Market structure: Diversified’s beat + $2bn of accretive M&A and $277m ABS paydown materially shifts value capture toward cash-flow-rich, low-G&A legacy gas assets; direct winners are DEC equity and holders of its senior paper as leverage falls to 2.3x (guidance implies potential sub-2.0x with modest outperformance). Competitively, DEC’s scale in midstream-proximate gas (1,170–1,210 MMcfe/d guidance) increases bargaining leverage with power/data-center/LNG buyers in southeast US basins, pressuring smaller E&Ps with higher per-unit opex and capex. Demand signal: company commentary assumes stable gas fundamentals — downside for DEC if Henry Hub spot weakens >15% from current seasonal norms, as FCF guidance is gas-price sensitive.

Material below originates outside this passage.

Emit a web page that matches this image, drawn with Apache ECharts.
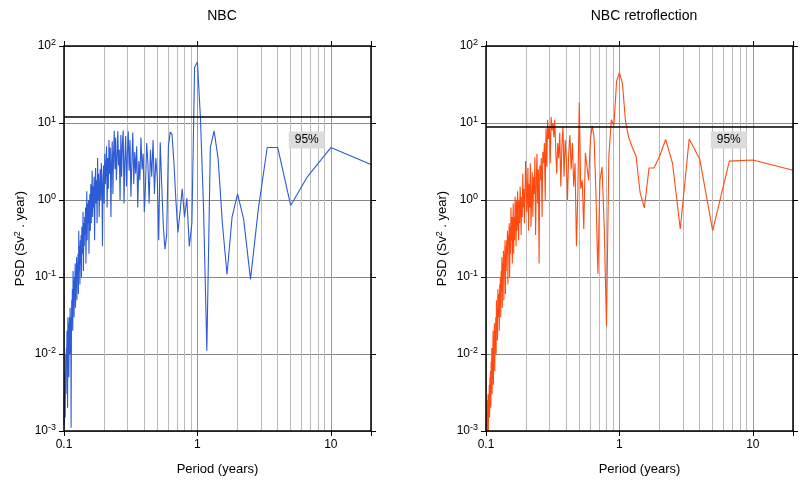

Risks: Tail risks include an adverse EPA/state remediation ruling on legacy well liabilities, a sudden gas-price shock (>-20% for >2 quarters), or integration failures from the $2bn M&A pipeline that could trigger covenant breaches on ABS. Time horizons: immediate (days) — reaction to guidance and ex-dividend flows; short-term (weeks–months) — multiple expansion/contraction around leverage moves and April–May production cadence; long-term (quarters) — execution of portfolio optimization and sustained FCF supporting buybacks/dividend. Hidden dependencies include assumed realized gas price, basis differentials for east Texas vs national hubs, and contingent asset retirement obligations not fully reflected in adjusted metrics.